Sara, il cortometraggio di Ariana Andrade Castro prodotto da Gato Andino Films, presentato al Riff 2024, affronta il tema del traffico di esseri umani. Una storia toccante che fa da sfondo a un problema ancora estremamente attuale.
É sera. Una ragazzina di nove anni sta giocando con le bambole fuori dal ristorante di famiglia. Incuriosita dai rumori, entra in un camion parcheggiato nelle vicinanze. Oltre alle casse di frutta, dentro ci sono delle bambine della sua età. Sono vestite con gli stralci e molto spaventate. Invece di giocare insieme con le bambole, si nascondono al primo rumore. Poco dopo, il camion partirà e le bambine saranno scambiate per una somma di denaro.
Un destino che può toccare a chiunque
Non sappiamo da quali famiglie provengano le ragazzine sul camion, come ci siano arrivate, quale storia ci sia dietro, mentre di Sara lo sappiamo. Lei è figlia di uno dei due autisti, è vestita bene, curata, coccolata, però tutto questo non ha più importanza. Si è trovata nel posto sbagliato al momento sbagliato e adesso il suo destino è lo stesso delle altre. Ora anche lei è una merce.
“Circa il 72% delle vittime della tratta di esseri umani a livello globale sono donne e ragazze” recitano le scritte del video.
Il cortometraggio denuncia una triste realtà: la facilità con cui i bambini possono sparire. Non c’è differenza, non si può scampare a un pericolo ancora attualissimo. Sara non è diversa da altre bambine. É felice e ingenua e non realizza quello che sta succedendo, finché un uomo non entra nel camion per “zittirla”. Dopo la violenza subita, lei cambierà e diventerà uguale alle altre bambine, silenziosa e impaurita. Nella storia infatti è coinvolto proprio il padre di Sara. Una scelta che aggiunge drammaticità a una storia che già di per sé è molto triste.
La verità
All’inizio del cortometraggio noi osserviamo Sara nella sua innocenza, nella ingenuità di fidarsi della sua famiglia . Seguiamo la sua storia, speriamo che possa salvarsi, che il padre possa accorgersi almeno della sua presenza, ma così non accade. Il film prosegue a parlarci della corruzione, della violenza e della finta preoccupazione che il padre dimostra per le bambine. Ma lui fa parte di questa realtà, chiude gli occhi e guadagna alle spese delle vite umane. Infatti, lo vediamo quasi sempre di spalle e nell’unico momento in cui mostra il viso affacciandosi dentro al camion è per dare da mangiare alle ragazze, ma anche lì, è sollevato di non vederle.

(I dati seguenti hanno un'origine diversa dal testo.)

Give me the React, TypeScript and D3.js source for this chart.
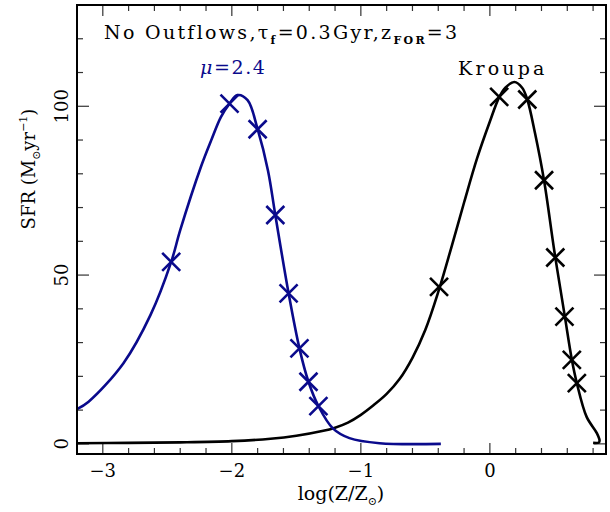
import * as React from 'react';
import * as d3 from 'd3';

// mu=2.4 IMF curve (log Z, SFR) and its sample points
const muCurveZ = [-3.2, -3.11, -2.84, -2.63, -2.47, -2.40, -2.24, -2.16, -2.085, -2.018, -1.956, -1.878, -1.80, -1.72, -1.663, -1.56, -1.476, -1.406, -1.329, -1.217, -1.088, -0.855, -0.38];
const muCurveSfr = [10.3, 12.5, 23.9, 38.2, 53.9, 63.3, 82, 89.9, 96.8, 100.8, 103.3, 101.8, 93.2, 81, 67.8, 44.6, 28.3, 18.4, 11.2, 4.6, 1.7, 0.2, 0];
const muMarkZ = [-2.47, -2.018, -1.80, -1.663, -1.56, -1.476, -1.406, -1.329];
const muMarkSfr = [53.9, 100.8, 93.2, 67.8, 44.6, 28.3, 18.4, 11.2];

// Kroupa IMF curve and its sample points
const kroupaCurveZ = [-3.2, -2.8, -2.4, -2.0, -1.7, -1.5, -1.3, -1.2, -1.1, -1.0, -0.9, -0.8, -0.7, -0.6, -0.5, -0.4, -0.3, -0.2, -0.1, 0.0, 0.07, 0.12, 0.19, 0.25, 0.29, 0.35, 0.42, 0.5, 0.58, 0.635, 0.674, 0.75, 0.829, 0.85, 0.845, 0.8];
const kroupaCurveSfr = [0.2, 0.3, 0.45, 0.8, 1.5, 2.4, 3.8, 4.8, 6.3, 8.6, 11.5, 14.8, 19.2, 25.5, 33.8, 45, 58, 71.5, 84.5, 95.5, 102.5, 105.5, 107.2, 105.5, 102, 92, 78, 57, 38, 25, 18, 8, 3.2, 1.0, 0.4, 0.3];
const kroupaMarkZ = [-0.394, 0.072, 0.29, 0.42, 0.507, 0.578, 0.635, 0.674];
const kroupaMarkSfr = [46.5, 102.8, 102, 78.1, 55.2, 37.7, 24.9, 18];

const xMajorTicks = [-3, -2, -1, 0];
const yMajorTicks = [0, 50, 100];

const W = 610;
const H = 512;
const margin = {left: 77, right: 4, top: 5, bottom: 58};
const BLUE = '#0a0a8c';
const FONT = '"DejaVu Serif", serif';

const zip = (xs: number[], ys: number[]) => xs.map((x, i) => [x, ys[i]] as [number, number]);

export default function App() {
  const x = d3.scaleLinear().domain([-3.2, 0.9]).range([margin.left, W - margin.right]);
  const y = d3.scaleLinear().domain([-3, 130]).range([H - margin.bottom, margin.top]);

  const line = d3.line<[number, number]>()
    .x(d => x(d[0]))
    .y(d => y(d[1]))
    .curve(d3.curveCatmullRom.alpha(0.5));

  const xMinor = d3.range(-3.2, 0.9001, 0.2).map(v => +v.toFixed(1));
  const yMinor = d3.range(0, 130, 10);

  const [x0, x1] = x.range();
  const [y0, y1] = y.range(); // y0 bottom, y1 top

  const cross = (cx: number, cy: number, color: string, key: string) => {
    const s = 9;
    return (
      <path key={key}
        d={`M${cx - s},${cy - s}L${cx + s},${cy + s}M${cx - s},${cy + s}L${cx + s},${cy - s}`}
        stroke={color} strokeWidth={2.6} fill="none"/>
    );
  };

  return (
    <svg width={W} height={H} style={{position: 'absolute', left: 0, top: 0, background: '#fff'}}
      fontFamily={FONT}>
      <rect x={0} y={0} width={W} height={H} fill="#fff"/>

      {/* ticks on all four sides */}
      <g stroke="#333" strokeWidth={1.2}>
        {xMinor.map(v => {
          const major = xMajorTicks.includes(v);
          const len = major ? 11 : 6;
          return (
            <g key={'xt' + v}>
              <line x1={x(v)} x2={x(v)} y1={y0} y2={y0 - len}/>
              <line x1={x(v)} x2={x(v)} y1={y1} y2={y1 + len}/>
            </g>
          );
        })}
        {yMinor.map(v => {
          const major = yMajorTicks.includes(v);
          const len = major ? 12 : 6;
          return (
            <g key={'yt' + v}>
              <line x1={x0} x2={x0 + len} y1={y(v)} y2={y(v)}/>
              <line x1={x1} x2={x1 - len} y1={y(v)} y2={y(v)}/>
            </g>
          );
        })}
      </g>

      {/* curves */}
      <path d={line(zip(kroupaCurveZ, kroupaCurveSfr)) || ''} fill="none" stroke="#000" strokeWidth={2.6}/>
      <path d={line(zip(muCurveZ, muCurveSfr)) || ''} fill="none" stroke={BLUE} strokeWidth={2.6}/>

      {muMarkZ.map((z, i) => cross(x(z), y(muMarkSfr[i]), BLUE, 'mm' + i))}
      {kroupaMarkZ.map((z, i) => cross(x(z), y(kroupaMarkSfr[i]), '#000', 'km' + i))}

      {/* frame */}
      <rect x={x0} y={y1} width={x1 - x0} height={y0 - y1} fill="none" stroke="#000" strokeWidth={2}/>

      {/* tick labels */}
      {xMajorTicks.map(v => (
        <text key={'xl' + v} x={x(v)} y={477} textAnchor="middle" fontSize={18}>
          {v < 0 ? '\u2212' + Math.abs(v) : v}
        </text>
      ))}
      {yMajorTicks.map(v => (
        <text key={'yl' + v} transform={`translate(68,${y(v)}) rotate(-90)`} textAnchor="middle" fontSize={18}>
          {v}
        </text>
      ))}

      {/* axis titles */}
      <text x={341} y={500} textAnchor="middle" fontSize={19}>
        log(Z/Z<tspan fontSize={11} dy={5}>{'\u2299'}</tspan><tspan dy={-5}>)</tspan>
      </text>
      <text transform="translate(35,169) rotate(-90)" textAnchor="middle" fontSize={18}>
        SFR (M<tspan fontSize={11} dy={5}>{'\u2299'}</tspan><tspan dy={-5}>yr</tspan>
        <tspan fontSize={11} dy={-8}>{'\u22121'}</tspan><tspan dy={8}>)</tspan>
      </text>

      {/* annotations */}
      <text x={104} y={38.7} fontSize={19} letterSpacing={2.3}>
        No Outflows,τ<tspan fontSize={11} dy={5} fontWeight="bold">f</tspan>
        <tspan dy={-5}>=0.3Gyr,z</tspan><tspan fontSize={11} dy={5} fontWeight="bold">FOR</tspan>
        <tspan dy={-5}>=3</tspan>
      </text>
      <text x={200} y={73.7} fontSize={19} fill={BLUE} letterSpacing={1.6}>
        <tspan fontStyle="italic">μ</tspan>=2.4
      </text>
      <text x={458} y={75} fontSize={19} letterSpacing={3.2}>Kroupa</text>
    </svg>
  );
}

Ariana Andrade Castro sceglie di denunciare questa realtà attraverso la storia di Sara, ma dietro a questa storia ci sono migliaia di persone e bambini di cui non conosciamo e non conosceremo mai il nome. Il cortometraggio è girato quasi totalmente sul camion mettendo in contrapposizione le bambine che vediamo in volto, di cui leggiamo le emozioni e la paura e gli autisti sempre di spalle che guardano altrove. Uno dei due prova vergogna ma non reagisce, non vuole perdere questa fonte di guadagno e l’altro ormai non vede nemmeno più le bambine come tali. Ma nonostante questa differenza, il finale non cambia. Non c’è uno sviluppo narrativo, perché non ci deve essere. La realtà è questa.
Ariana Andrade Castro
Ariana è una regista, sceneggiatrice e produttrice peruviana. È laureata in Scienze della Comunicazione. Ha realizzato diversi cortometraggi che hanno partecipato a festival nazionali e internazionali. Il suo lavoro più recente è il cortometraggio Sara. É stato realizzato con un premio di incentivo economico dal Ministero della Cultura del Perù. Ariana, inoltre, è la regista e fondatrice della società di produzione Gato Andino Films.